Moz used it to grow his monthly blog visitors. And we’ve used it to double our blog traffic in just six months.
Wondering what the secret is to better, beyond-your-wildest-dreams traffic?
Just blog more.
Hopefully, your company is still NOT on the edge of this question. There’s a huge number of perks to building a blog. These include:
- Educating your audience.
- Showcasing how YOUR organization solves user problems.
- Building your authority.
- Increasing trust in your customers and prospects.
- And more!
So, your blog can do a lot for your company.
But you need to get people to visit the blog to get results, right?
The more you blog, the more your organic value is going to go up, and the more Google will send traffic your way.
If you’re blogging once a month right now, make it a goal to write two blogs.
If you’re blogging twice a month, increase that to four.
Blogging once a week? Double it!
You get the idea.
Experts weigh in on blog traffic
Here’s what Moz has to say about publishing frequency:
“The less you post, the less chance your newest post has any chance at gaining traction.”
In fact, Moz believes that if you post as infrequently as once every two months, you might as well not bother at all.
He goes onto say, that if you increase the number of blog posts, you’ll increase traffic. Plain and simple.
The minute you stop blogging and posting new content, your traffic will die down.
Think of it like watering a plant. As long as you water your plant every week, it will stay alive and thrive.
But the day you stop watering it, the plant will begin the slow process of dying.
And that’s what will happen to your blog traffic.
Your traffic’s future looks even more beak if you don’t keep up with regular, fresh content:
“If Google comes back to your site to check for more content and doesn’t find any, it will back off and it may be a long time before the spiders come back… which sucks for your newest post.”
Flight Media’s Blogging Experiment
We take advice from industry experts seriously. We’re always testing and experimenting based on what has been successful for others.
We recommend that the companies we work with blog at LEAST once a week. And that’s what we did – for a long time.

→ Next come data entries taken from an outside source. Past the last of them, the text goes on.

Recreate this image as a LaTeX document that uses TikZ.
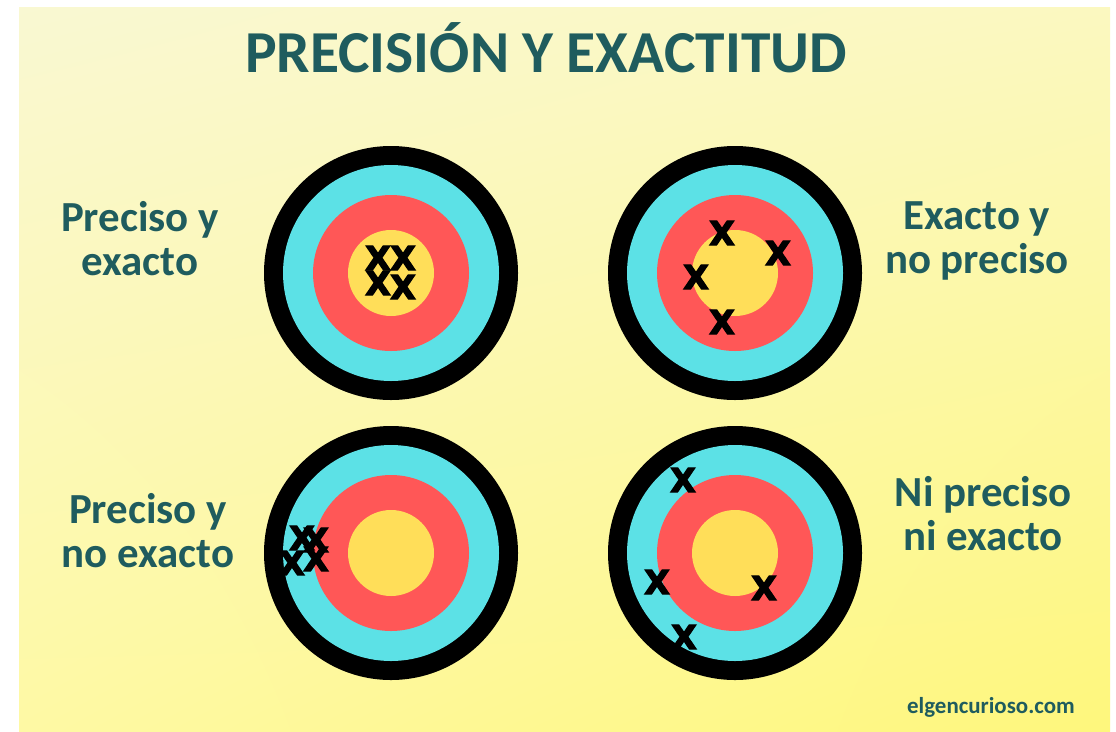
\documentclass[tikz,border=0pt]{standalone}
\usepackage{fontspec}
\usetikzlibrary{shadings}
\setmainfont{Carlito}
\newfontfamily\markfont{DejaVu Sans}[BoldFeatures={FakeBold=4}]
\definecolor{textteal}{HTML}{1F5C5E}
\definecolor{ringcyan}{HTML}{5CE1E6}
\definecolor{ringred}{HTML}{FF5757}
\definecolor{ringyellow}{HTML}{FFDE59}
\definecolor{bgtl}{HTML}{F9F8D2}
\definecolor{bgtr}{HTML}{FBF8C0}
\definecolor{bgbl}{HTML}{FEF9A4}
\definecolor{bgbr}{HTML}{FEF77C}
\tikzset{
  caption/.style={font=\bfseries\fontsize{30.5}{31}\selectfont, text=textteal, align=center, anchor=base, inner sep=0pt},
  hitmark/.style={font=\markfont\bfseries\fontsize{23.5}{23.5}\selectfont, inner sep=0pt},
}
\begin{document}
\begin{tikzpicture}[x=0.025cm, y=-0.025cm]
    % page and background
    \useasboundingbox (0,0) rectangle (1116,731);
    \fill[white] (0,0) rectangle (1116,731);
    \shade[upper left=bgtl, upper right=bgtr, lower left=bgbl, lower right=bgbr] (19,7) rectangle (1110,731);

    % the title
    \node[font=\bfseries\fontsize{42.3}{43}\selectfont, text=textteal, anchor=base] (title) at (546,72) {PRECISIÓN Y EXACTITUD};

    % the four targets (centres first, then the rings)
    \coordinate (tl) at (391,273);
    \coordinate (tr) at (735,273);
    \coordinate (bl) at (391,553);
    \coordinate (br) at (735,553);
    \foreach \c in {tl,tr,bl,br} {
        \fill[black] (\c) circle (127);
        \fill[ringcyan] (\c) circle (108);
        \fill[ringred] (\c) circle (78);
        \fill[ringyellow] (\c) circle (43);
    }

    % the texts beside the targets (base = last line)
    \node[caption] (ptl) at (140,275) {Preciso y\\exacto};
    \node[caption] (ptr) at (977,273) {Exacto y\\no preciso};
    \node[caption] (pbl) at (148,567) {Preciso y\\no exacto};
    \node[caption] (pbr) at (983,550) {Ni preciso\\ni exacto};

    % the hits: precise and exact
    \node[hitmark] (a1) at (378,258) {X};
    \node[hitmark] (a2) at (403,258) {X};
    \node[hitmark] (a3) at (378,283) {X};
    \node[hitmark] (a4) at (403,287) {X};
    % exact, not precise
    \node[hitmark] (b1) at (722,233) {X};
    \node[hitmark] (b2) at (778,253) {X};
    \node[hitmark] (b3) at (696,277) {X};
    \node[hitmark] (b4) at (722,322) {X};
    % precise, not exact
    \node[hitmark] (c1) at (302,538) {X};
    \node[hitmark] (c2) at (316,540) {X};
    \node[hitmark] (c3) at (292,563) {X};
    \node[hitmark] (c4) at (316,559) {X};
    % neither
    \node[hitmark] (d1) at (683,480) {X};
    \node[hitmark] (d2) at (657,582) {X};
    \node[hitmark] (d3) at (764,588) {X};
    \node[hitmark] (d4) at (684,637) {X};

    % the source
    \node[font=\bfseries\fontsize{16.3}{16}\selectfont, text=textteal, anchor=base] (site) at (991,713) {elgencurioso.com};
\end{tikzpicture}
\end{document}
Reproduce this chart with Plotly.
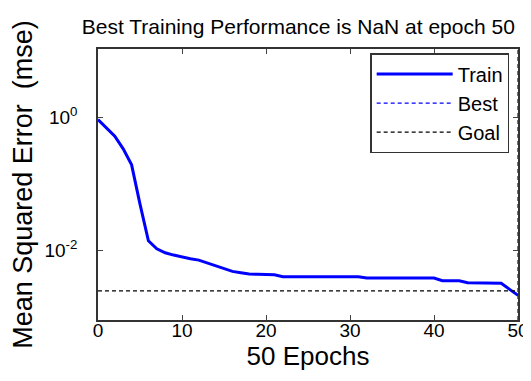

Until January 2017. We made it a goal to blog TWICE a week, and we stuck to this goal, week in and week out.
Here’s what happened.
Our monthly blog visits grew 15.43 percent, compared to the three previous quarters.
And our contacts grew 1.07 percent, compared to the same three previous quarters.
Here’s a screenshot of the analytics.
But that wasn’t all that happened.
This is perhaps the piece de resistance. The golden nugget. The trifecta of marketing. The ONE THING that every company is after: Organic Traffic Increase.
When we doubled our blogging efforts, our organic traffic increased by 105.54 percent!
In December 2016, blog traffic was stagnant at 2,906 (blogging only four times a month). By August 2017 – just six months after increasing our blogging to eight posts per month), traffic grew to 5,973.
If you’re not sure why organic traffic is such a big deal, read on:
Organic traffic is “free traffic.” Search engines send traffic over to your page (without you having to pay for an ad) simply because your blog has authority. Search engines run it through a “checklist” of metrics, gauging how valuable it is. If you meet the criteria, your blog is given authority, moved up in rankings, and as a result, people searching the internet will find you, click on your blog links, and visit your blog.
All for free!!!
Or because you invested in blogging.
With paid traffic, you have to invest money every week into ads, and do so indefinitely to get the same traffic.
Investing in your company’s blogging efforts WILL pay off.
We’ve got the stats to prove it. And we’re not the only ones using this strategy to increase traffic.
If you’ve been on the fence about blogging more, come up with a strategy now to increase your blog output and put it into effect ASAP.